Request: All the data should be repeated exactly. Any image in it is left out.

Dataset content:
····················

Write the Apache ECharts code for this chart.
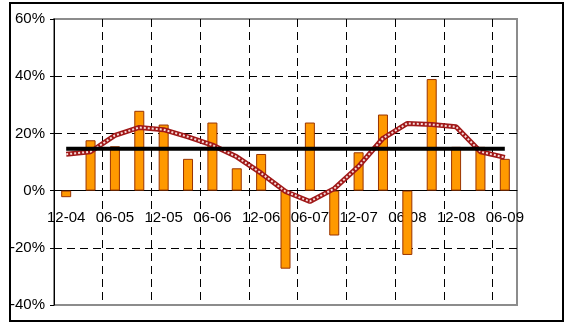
<!DOCTYPE html>
<html>
<head>
<meta charset="utf-8">
<script src="https://cdn.jsdelivr.net/npm/echarts@6/dist/echarts.min.js"></script>
<style>
html,body{margin:0;padding:0;background:#fff;}
#chart{width:565px;height:322px;}
</style>
</head>
<body>
<div id="chart"></div>
<script>
const categories = ["12-04","03-05","06-05","09-05","12-05","03-06","06-06","09-06","12-06","03-07","06-07","09-07","12-07","03-08","06-08","09-08","12-08","03-09","06-09"];
const barValues = [-2.3, 17.6, 15.5, 27.9, 23.1, 11.1, 23.8, 7.8, 12.8, -27.3, 23.8, -15.7, 13.4, 26.6, -22.5, 39.0, 15.3, 15.3, 11.1];
const trendValues = [12.7, 13.6, 19.3, 22.1, 21.3, 18.8, 15.9, 11.8, 6.1, -0.3, -3.8, 0.7, 8.5, 18.3, 23.5, 23.1, 22.3, 13.6, 11.6];
const levelValues = [14.6, 14.6, 14.6, 14.6, 14.6, 14.6, 14.6, 14.6, 14.6, 14.6, 14.6, 14.6, 14.6, 14.6, 14.6, 14.6, 14.6, 14.6, 14.6];
const yMin = -40, yMax = 60, yStep = 20;

const FONT = "'Liberation Sans Narrow', 'Arial Narrow', 'Liberation Sans', Arial, sans-serif";
const GRID = {left: 54, right: 48, top: 19, bottom: 17};
const plotH = 322 - GRID.top - GRID.bottom;
const zeroFromBottom = plotH * (0 - yMin) / (yMax - yMin);

const chart = echarts.init(document.getElementById('chart'), null, {renderer: 'canvas'});
chart.setOption({
  animation: false,
  backgroundColor: '#fff',
  graphic: [{
    type: 'rect', z: 100,
    shape: {x: 10, y: 3, width: 553, height: 318},
    style: {fill: 'none', stroke: '#000', lineWidth: 2}
  }],
  grid: Object.assign({show: true, borderColor: '#8c8c8c', borderWidth: 2, backgroundColor: 'transparent', containLabel: false, outerBoundsMode: 'none'}, GRID),
  xAxis: [{
    type: 'category',
    data: categories,
    boundaryGap: true,
    axisLine: {show: true, onZero: true, lineStyle: {color: '#000', width: 1}},
    axisTick: {show: false},
    axisLabel: {show: false},
    splitLine: {show: true, interval: 1, showMinLine: false, showMaxLine: false, lineStyle: {color: '#000', width: 1, type: [8, 5]}}
  }, {
    type: 'category',
    data: categories,
    position: 'bottom',
    offset: -zeroFromBottom,
    boundaryGap: true,
    axisLine: {show: false, onZero: false},
    axisTick: {show: false},
    splitLine: {show: false},
    axisLabel: {interval: 1, margin: 20, color: '#000', fontSize: 15, fontFamily: FONT}
  }],
  yAxis: {
    type: 'value',
    min: yMin, max: yMax, interval: yStep,
    axisLine: {show: true, lineStyle: {color: '#000', width: 1}},
    axisTick: {show: true, length: 4, lineStyle: {color: '#000'}},
    axisLabel: {formatter: '{value}%', margin: 9, color: '#000', fontSize: 15, fontFamily: FONT},
    splitLine: {show: true, showMinLine: false, showMaxLine: false, lineStyle: {color: '#000', width: 1, type: [8, 5]}}
  },
  series: [
    {
      type: 'bar', data: barValues, barWidth: 10, z: 2,
      itemStyle: {color: '#FF9900', borderColor: '#993300', borderWidth: 1}
    },
    {
      type: 'line', data: trendValues, symbol: 'none', z: 3,
      lineStyle: {color: '#a01818', width: 5}
    },
    {
      type: 'line', data: trendValues, symbol: 'none', z: 4,
      lineStyle: {color: '#f6dada', width: 2, type: [2, 2]}
    },
    {
      type: 'line', data: levelValues, symbol: 'none', z: 5,
      lineStyle: {color: '#000', width: 4}
    }
  ]
});
</script>
</body>
</html>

····················

Result of this exercise:
Write the Apache ECharts code for this chart.
<!DOCTYPE html>
<html>
<head>
<meta charset="utf-8">
<script src="https://cdn.jsdelivr.net/npm/echarts@6/dist/echarts.min.js"></script>
<style>
html,body{margin:0;padding:0;background:#fff;}
#chart{width:565px;height:322px;}
</style>
</head>
<body>
<div id="chart"></div>
<script>
const categories = ["12-04","03-05","06-05","09-05","12-05","03-06","06-06","09-06","12-06","03-07","06-07","09-07","12-07","03-08","06-08","09-08","12-08","03-09","06-09"];
const barValues = [-2.3, 17.6, 15.5, 27.9, 23.1, 11.1, 23.8, 7.8, 12.8, -27.3, 23.8, -15.7, 13.4, 26.6, -22.5, 39.0, 15.3, 15.3, 11.1];
const trendValues = [12.7, 13.6, 19.3, 22.1, 21.3, 18.8, 15.9, 11.8, 6.1, -0.3, -3.8, 0.7, 8.5, 18.3, 23.5, 23.1, 22.3, 13.6, 11.6];
const levelValues = [14.6, 14.6, 14.6, 14.6, 14.6, 14.6, 14.6, 14.6, 14.6, 14.6, 14.6, 14.6, 14.6, 14.6, 14.6, 14.6, 14.6, 14.6, 14.6];
const yMin = -40, yMax = 60, yStep = 20;

const FONT = "'Liberation Sans Narrow', 'Arial Narrow', 'Liberation Sans', Arial, sans-serif";
const GRID = {left: 54, right: 48, top: 19, bottom: 17};
const plotH = 322 - GRID.top - GRID.bottom;
const zeroFromBottom = plotH * (0 - yMin) / (yMax - yMin);

const chart = echarts.init(document.getElementById('chart'), null, {renderer: 'canvas'});
chart.setOption({
  animation: false,
  backgroundColor: '#fff',
  graphic: [{
    type: 'rect', z: 100,
    shape: {x: 10, y: 3, width: 553, height: 318},
    style: {fill: 'none', stroke: '#000', lineWidth: 2}
  }],
  grid: Object.assign({show: true, borderColor: '#8c8c8c', borderWidth: 2, backgroundColor: 'transparent', containLabel: false, outerBoundsMode: 'none'}, GRID),
  xAxis: [{
    type: 'category',
    data: categories,
    boundaryGap: true,
    axisLine: {show: true, onZero: true, lineStyle: {color: '#000', width: 1}},
    axisTick: {show: false},
    axisLabel: {show: false},
    splitLine: {show: true, interval: 1, showMinLine: false, showMaxLine: false, lineStyle: {color: '#000', width: 1, type: [8, 5]}}
  }, {
    type: 'category',
    data: categories,
    position: 'bottom',
    offset: -zeroFromBottom,
    boundaryGap: true,
    axisLine: {show: false, onZero: false},
    axisTick: {show: false},
    splitLine: {show: false},
    axisLabel: {interval: 1, margin: 20, color: '#000', fontSize: 15, fontFamily: FONT}
  }],
  yAxis: {
    type: 'value',
    min: yMin, max: yMax, interval: yStep,
    axisLine: {show: true, lineStyle: {color: '#000', width: 1}},
    axisTick: {show: true, length: 4, lineStyle: {color: '#000'}},
    axisLabel: {formatter: '{value}%', margin: 9, color: '#000', fontSize: 15, fontFamily: FONT},
    splitLine: {show: true, showMinLine: false, showMaxLine: false, lineStyle: {color: '#000', width: 1, type: [8, 5]}}
  },
  series: [
    {
      type: 'bar', data: barValues, barWidth: 10, z: 2,
      itemStyle: {color: '#FF9900', borderColor: '#993300', borderWidth: 1}
    },
    {
      type: 'line', data: trendValues, symbol: 'none', z: 3,
      lineStyle: {color: '#a01818', width: 5}
    },
    {
      type: 'line', data: trendValues, symbol: 'none', z: 4,
      lineStyle: {color: '#f6dada', width: 2, type: [2, 2]}
    },
    {
      type: 'line', data: levelValues, symbol: 'none', z: 5,
      lineStyle: {color: '#000', width: 4}
    }
  ]
});
</script>
</body>
</html>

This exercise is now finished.